*Exercise objective*
Select each line where the word "this" appears.

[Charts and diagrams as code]
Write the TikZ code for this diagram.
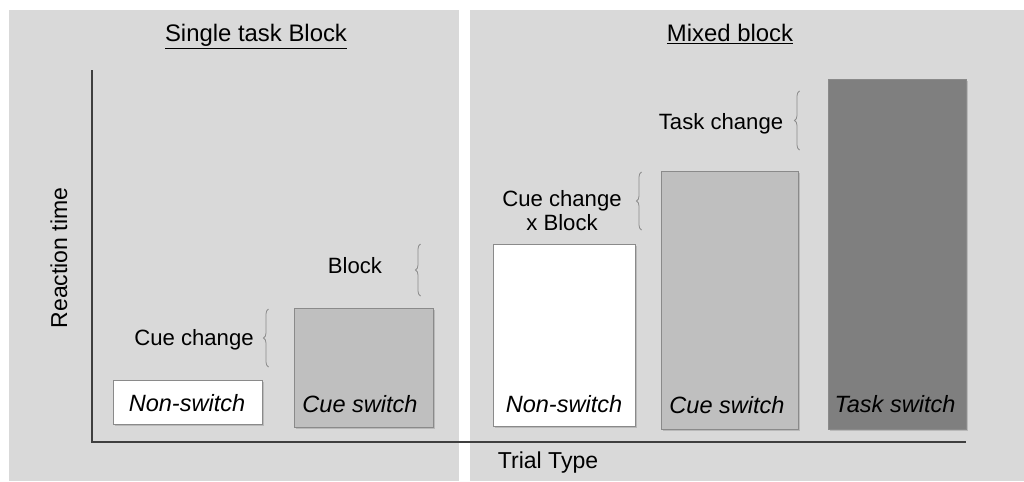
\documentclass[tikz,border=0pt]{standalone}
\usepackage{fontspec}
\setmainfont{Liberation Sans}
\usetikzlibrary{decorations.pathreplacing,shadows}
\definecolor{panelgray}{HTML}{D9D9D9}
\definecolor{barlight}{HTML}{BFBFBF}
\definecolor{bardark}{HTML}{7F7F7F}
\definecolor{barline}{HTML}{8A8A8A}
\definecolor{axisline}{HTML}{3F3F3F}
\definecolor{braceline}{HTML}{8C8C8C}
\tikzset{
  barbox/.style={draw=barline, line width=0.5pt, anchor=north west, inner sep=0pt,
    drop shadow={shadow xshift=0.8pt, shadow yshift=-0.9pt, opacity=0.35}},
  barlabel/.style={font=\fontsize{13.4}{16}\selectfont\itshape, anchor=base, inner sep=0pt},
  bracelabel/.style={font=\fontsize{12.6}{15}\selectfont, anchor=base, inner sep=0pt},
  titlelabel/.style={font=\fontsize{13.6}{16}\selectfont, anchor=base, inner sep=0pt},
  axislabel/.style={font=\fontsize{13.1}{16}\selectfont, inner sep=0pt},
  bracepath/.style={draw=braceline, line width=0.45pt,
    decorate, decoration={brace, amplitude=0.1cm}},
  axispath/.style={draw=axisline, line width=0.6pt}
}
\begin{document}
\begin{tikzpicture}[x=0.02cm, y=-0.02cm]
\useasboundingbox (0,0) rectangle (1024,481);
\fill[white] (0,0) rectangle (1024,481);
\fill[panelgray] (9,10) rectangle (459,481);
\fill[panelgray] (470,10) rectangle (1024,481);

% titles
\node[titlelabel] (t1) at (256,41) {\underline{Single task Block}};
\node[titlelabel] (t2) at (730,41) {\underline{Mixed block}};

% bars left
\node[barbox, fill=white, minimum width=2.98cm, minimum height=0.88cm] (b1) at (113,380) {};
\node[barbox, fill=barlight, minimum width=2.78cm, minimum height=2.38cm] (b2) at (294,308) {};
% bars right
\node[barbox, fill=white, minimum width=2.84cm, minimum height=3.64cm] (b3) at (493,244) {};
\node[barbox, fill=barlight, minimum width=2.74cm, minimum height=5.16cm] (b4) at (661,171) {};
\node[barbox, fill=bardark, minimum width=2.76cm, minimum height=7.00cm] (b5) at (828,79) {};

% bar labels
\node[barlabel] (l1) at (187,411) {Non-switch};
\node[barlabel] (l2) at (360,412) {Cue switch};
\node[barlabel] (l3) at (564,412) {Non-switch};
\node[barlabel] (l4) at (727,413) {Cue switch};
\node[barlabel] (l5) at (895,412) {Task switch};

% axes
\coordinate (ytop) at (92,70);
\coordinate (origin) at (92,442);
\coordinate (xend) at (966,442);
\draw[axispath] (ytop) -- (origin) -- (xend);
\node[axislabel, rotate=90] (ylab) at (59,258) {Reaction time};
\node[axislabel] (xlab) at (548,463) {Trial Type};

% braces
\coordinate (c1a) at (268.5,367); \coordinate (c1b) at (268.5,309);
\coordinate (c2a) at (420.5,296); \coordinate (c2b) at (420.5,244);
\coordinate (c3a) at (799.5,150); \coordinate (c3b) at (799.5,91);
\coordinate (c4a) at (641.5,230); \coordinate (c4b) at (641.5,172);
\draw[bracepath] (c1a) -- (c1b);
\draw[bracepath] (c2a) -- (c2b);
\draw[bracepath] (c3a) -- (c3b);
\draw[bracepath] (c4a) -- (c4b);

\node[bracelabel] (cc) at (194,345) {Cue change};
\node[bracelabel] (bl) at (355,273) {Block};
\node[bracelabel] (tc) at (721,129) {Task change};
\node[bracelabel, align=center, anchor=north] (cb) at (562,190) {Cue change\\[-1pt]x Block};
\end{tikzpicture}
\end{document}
...
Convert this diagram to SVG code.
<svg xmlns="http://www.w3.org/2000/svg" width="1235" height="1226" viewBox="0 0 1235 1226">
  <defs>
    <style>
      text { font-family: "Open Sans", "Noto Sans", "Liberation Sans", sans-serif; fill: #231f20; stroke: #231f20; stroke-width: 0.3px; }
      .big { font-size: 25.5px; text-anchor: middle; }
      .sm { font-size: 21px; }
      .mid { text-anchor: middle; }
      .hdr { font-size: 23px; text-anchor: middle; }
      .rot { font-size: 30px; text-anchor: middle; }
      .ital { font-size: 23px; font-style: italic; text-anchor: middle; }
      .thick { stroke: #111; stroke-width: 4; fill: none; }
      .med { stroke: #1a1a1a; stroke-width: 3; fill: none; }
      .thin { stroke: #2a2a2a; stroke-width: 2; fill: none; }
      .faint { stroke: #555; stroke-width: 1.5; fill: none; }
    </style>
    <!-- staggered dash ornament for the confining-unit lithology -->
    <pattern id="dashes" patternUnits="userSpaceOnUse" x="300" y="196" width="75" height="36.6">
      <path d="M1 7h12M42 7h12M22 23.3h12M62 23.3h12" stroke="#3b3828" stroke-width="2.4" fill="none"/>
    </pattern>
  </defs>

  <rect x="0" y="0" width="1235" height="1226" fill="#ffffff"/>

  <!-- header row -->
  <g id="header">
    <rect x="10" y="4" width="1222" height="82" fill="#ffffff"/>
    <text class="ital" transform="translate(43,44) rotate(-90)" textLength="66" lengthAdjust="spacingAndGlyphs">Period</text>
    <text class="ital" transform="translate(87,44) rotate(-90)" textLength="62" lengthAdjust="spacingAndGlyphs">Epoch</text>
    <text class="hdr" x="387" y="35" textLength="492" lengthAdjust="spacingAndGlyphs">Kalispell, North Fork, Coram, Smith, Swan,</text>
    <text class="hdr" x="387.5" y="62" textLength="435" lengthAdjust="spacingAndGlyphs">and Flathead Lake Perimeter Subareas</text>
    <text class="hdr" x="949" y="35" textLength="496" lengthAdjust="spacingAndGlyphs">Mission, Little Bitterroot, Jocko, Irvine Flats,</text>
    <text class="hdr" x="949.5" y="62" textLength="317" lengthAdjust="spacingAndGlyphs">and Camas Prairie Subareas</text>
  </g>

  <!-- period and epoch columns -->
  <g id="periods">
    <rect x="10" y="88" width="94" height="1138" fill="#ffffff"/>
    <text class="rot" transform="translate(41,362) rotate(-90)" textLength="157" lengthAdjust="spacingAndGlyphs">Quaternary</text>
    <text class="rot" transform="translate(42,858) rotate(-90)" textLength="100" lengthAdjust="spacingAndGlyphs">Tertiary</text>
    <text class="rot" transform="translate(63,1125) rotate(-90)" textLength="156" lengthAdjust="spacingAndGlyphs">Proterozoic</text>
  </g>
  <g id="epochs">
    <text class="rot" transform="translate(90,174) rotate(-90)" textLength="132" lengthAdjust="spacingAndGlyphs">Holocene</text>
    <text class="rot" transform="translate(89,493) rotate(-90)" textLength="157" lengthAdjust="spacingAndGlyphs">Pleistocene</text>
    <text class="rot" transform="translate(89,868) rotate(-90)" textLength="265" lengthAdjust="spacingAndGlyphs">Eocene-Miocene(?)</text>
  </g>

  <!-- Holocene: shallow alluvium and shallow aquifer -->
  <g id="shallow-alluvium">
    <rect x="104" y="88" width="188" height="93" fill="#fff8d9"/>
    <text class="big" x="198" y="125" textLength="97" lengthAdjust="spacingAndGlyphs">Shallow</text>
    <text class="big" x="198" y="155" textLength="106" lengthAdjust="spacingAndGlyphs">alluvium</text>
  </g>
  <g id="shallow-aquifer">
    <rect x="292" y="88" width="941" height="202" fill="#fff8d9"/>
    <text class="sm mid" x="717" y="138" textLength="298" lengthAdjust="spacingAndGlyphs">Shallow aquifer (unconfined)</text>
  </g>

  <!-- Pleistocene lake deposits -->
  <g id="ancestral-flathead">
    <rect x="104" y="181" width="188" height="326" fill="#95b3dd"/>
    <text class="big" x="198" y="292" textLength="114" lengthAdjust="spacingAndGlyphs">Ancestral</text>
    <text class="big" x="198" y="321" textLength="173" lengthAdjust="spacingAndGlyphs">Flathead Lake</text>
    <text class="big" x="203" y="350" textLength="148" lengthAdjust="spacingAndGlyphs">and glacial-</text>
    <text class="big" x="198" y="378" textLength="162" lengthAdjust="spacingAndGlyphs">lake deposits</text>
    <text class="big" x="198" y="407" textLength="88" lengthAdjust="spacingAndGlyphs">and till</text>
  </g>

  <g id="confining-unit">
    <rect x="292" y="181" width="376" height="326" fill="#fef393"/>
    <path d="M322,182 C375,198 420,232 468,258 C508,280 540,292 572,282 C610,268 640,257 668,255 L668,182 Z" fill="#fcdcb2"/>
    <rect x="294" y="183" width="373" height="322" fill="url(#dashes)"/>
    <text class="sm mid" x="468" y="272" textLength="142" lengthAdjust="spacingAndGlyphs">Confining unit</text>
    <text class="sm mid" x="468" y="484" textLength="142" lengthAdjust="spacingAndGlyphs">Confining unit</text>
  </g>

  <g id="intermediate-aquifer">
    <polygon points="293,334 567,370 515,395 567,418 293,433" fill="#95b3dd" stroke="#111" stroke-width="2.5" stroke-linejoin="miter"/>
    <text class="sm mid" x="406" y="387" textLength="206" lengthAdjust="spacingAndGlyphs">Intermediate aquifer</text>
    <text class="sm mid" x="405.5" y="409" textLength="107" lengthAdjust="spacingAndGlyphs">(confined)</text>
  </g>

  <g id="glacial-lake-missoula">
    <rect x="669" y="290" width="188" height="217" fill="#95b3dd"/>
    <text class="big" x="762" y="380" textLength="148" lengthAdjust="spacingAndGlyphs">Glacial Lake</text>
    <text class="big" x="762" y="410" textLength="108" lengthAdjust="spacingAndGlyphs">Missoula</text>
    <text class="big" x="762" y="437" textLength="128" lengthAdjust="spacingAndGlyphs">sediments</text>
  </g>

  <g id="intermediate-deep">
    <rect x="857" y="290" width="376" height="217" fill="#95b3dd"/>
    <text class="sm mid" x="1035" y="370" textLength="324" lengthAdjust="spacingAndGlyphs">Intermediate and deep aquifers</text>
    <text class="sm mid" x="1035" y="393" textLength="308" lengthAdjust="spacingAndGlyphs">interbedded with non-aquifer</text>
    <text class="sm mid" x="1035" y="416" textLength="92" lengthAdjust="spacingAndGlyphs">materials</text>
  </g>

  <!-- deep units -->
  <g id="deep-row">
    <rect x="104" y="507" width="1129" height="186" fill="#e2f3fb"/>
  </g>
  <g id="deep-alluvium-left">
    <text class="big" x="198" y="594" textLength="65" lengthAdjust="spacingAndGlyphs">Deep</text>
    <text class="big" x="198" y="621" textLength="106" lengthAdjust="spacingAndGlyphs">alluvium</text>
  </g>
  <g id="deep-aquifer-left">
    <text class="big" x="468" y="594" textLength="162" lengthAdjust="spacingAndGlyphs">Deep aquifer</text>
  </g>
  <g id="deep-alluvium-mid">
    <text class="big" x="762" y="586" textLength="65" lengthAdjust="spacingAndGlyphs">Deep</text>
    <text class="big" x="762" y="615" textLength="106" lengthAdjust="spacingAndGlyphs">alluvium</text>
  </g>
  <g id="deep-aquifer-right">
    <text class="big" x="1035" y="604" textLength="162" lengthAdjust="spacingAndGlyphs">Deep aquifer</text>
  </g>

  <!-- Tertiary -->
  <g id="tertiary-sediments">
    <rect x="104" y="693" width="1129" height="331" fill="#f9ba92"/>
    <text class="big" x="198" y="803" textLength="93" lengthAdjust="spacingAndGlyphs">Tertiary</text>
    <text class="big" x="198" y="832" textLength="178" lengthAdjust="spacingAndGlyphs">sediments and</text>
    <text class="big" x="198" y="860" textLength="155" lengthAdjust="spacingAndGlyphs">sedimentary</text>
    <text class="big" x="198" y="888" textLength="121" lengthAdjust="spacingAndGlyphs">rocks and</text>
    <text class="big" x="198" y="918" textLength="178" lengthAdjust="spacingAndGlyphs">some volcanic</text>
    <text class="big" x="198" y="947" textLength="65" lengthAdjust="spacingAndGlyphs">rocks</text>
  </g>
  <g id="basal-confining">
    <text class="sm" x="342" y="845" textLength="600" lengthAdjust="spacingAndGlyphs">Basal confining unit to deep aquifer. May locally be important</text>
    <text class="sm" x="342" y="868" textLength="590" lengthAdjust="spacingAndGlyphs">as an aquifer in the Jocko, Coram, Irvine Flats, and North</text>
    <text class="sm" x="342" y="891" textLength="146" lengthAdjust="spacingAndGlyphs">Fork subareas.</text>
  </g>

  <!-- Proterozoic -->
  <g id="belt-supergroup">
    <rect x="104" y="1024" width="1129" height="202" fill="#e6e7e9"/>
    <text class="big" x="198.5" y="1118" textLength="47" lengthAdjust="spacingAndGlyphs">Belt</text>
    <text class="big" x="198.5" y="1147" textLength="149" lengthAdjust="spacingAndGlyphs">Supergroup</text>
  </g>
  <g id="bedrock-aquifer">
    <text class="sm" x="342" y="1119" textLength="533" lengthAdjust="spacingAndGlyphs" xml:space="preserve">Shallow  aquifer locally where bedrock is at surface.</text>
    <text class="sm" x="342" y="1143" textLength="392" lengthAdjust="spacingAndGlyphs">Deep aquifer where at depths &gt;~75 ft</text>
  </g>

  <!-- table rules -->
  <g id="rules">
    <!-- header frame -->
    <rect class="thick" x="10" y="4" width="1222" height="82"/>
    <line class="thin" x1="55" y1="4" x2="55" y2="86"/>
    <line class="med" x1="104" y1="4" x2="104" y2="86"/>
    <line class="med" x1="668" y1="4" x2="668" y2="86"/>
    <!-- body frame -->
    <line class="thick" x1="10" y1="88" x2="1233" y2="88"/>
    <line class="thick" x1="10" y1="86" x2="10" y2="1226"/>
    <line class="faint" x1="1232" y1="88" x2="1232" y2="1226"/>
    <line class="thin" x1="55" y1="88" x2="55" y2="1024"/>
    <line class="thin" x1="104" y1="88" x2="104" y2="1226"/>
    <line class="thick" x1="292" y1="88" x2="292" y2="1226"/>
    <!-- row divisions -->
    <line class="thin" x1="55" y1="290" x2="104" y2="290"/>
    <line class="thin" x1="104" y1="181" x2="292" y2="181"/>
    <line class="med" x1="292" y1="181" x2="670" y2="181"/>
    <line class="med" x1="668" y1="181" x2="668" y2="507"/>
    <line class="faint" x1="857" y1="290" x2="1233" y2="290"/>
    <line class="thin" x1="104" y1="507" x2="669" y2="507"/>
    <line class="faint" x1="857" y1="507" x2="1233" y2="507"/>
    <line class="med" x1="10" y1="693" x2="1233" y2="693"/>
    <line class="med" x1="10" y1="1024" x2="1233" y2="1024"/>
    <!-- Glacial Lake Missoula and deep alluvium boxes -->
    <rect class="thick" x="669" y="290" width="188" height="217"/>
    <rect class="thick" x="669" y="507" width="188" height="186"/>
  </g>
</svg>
==
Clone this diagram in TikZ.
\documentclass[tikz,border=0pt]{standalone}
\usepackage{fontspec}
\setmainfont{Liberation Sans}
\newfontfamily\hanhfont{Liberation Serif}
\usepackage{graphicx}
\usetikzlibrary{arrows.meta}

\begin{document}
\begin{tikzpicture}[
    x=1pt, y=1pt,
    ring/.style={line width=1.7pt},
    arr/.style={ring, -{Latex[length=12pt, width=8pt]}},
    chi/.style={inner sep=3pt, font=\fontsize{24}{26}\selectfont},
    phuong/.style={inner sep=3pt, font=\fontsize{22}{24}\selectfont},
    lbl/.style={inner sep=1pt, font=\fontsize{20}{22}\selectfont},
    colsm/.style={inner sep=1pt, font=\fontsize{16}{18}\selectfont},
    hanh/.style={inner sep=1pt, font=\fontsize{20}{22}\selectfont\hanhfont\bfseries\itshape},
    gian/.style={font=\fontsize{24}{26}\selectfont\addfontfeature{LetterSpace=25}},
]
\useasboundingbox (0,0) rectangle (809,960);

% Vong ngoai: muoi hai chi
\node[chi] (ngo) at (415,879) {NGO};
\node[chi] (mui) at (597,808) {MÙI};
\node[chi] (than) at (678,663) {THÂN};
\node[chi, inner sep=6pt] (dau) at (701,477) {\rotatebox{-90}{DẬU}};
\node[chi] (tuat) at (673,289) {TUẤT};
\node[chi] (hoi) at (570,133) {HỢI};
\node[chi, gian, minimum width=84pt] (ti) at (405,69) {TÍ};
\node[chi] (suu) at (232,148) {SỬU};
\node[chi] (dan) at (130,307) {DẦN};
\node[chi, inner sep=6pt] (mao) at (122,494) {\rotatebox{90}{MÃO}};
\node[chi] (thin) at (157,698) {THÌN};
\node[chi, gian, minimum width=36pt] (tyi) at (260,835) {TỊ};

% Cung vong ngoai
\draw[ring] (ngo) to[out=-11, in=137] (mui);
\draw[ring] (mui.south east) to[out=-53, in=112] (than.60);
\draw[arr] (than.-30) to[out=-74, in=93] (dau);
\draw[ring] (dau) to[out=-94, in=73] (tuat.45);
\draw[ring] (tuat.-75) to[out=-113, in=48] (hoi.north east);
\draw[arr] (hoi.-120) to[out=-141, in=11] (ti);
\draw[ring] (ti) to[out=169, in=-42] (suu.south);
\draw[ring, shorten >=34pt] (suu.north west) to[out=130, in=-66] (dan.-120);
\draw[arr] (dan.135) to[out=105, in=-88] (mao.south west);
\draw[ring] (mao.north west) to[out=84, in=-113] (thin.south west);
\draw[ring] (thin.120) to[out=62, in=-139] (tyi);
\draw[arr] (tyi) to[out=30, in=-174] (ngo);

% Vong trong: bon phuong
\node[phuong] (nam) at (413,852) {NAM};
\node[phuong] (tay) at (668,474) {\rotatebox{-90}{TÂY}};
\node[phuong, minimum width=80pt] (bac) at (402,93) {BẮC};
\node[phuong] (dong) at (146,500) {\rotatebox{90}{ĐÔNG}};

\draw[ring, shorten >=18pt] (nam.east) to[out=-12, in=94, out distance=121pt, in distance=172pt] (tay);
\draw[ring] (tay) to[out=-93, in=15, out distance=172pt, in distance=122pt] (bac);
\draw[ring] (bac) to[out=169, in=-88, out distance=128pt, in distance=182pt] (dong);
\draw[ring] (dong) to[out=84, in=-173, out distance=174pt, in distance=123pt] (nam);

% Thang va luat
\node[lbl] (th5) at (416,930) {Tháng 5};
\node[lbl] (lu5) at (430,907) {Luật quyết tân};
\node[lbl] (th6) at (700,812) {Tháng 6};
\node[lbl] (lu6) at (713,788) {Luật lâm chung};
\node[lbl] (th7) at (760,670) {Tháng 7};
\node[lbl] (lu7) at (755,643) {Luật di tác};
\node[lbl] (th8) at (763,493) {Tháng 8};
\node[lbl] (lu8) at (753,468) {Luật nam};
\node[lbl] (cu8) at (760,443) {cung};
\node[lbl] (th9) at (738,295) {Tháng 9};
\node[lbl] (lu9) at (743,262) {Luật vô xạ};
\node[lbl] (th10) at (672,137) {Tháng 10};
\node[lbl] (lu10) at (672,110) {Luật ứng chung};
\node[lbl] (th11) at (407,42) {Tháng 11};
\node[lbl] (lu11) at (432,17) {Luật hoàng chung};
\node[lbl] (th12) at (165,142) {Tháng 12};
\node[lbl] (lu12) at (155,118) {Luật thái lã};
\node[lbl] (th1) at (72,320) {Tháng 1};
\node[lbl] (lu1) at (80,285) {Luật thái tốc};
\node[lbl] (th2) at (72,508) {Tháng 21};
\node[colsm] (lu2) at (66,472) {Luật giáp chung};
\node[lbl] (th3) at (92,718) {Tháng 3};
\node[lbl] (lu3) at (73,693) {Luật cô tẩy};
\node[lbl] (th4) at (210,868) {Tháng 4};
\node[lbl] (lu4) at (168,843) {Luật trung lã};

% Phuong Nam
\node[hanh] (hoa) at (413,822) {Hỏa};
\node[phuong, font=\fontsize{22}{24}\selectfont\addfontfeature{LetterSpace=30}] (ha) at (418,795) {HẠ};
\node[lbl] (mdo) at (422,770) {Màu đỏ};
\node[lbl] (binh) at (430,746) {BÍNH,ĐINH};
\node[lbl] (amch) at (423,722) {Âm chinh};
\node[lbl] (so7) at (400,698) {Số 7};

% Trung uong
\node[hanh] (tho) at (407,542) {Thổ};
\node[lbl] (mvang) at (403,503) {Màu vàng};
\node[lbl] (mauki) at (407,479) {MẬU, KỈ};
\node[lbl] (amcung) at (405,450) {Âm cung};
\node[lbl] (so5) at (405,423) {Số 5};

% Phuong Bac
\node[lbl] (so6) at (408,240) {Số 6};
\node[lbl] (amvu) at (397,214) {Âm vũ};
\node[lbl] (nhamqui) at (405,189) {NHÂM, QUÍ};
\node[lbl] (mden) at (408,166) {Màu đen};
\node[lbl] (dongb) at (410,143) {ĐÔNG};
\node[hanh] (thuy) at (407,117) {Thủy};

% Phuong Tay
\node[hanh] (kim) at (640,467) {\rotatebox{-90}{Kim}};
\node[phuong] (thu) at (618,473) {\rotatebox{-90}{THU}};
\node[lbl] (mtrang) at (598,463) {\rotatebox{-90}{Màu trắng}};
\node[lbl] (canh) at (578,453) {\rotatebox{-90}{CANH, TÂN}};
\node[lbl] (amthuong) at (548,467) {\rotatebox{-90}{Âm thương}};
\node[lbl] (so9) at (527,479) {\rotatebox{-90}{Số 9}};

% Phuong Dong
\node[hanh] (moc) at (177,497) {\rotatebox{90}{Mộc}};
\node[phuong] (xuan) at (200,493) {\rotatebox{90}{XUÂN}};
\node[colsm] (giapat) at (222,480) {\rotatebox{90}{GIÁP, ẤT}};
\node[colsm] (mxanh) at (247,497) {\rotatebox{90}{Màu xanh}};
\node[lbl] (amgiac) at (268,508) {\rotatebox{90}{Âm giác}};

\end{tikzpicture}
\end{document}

*Solution to the exercise*
Write the TikZ code for this diagram.
Convert this diagram to SVG code.
Clone this diagram in TikZ.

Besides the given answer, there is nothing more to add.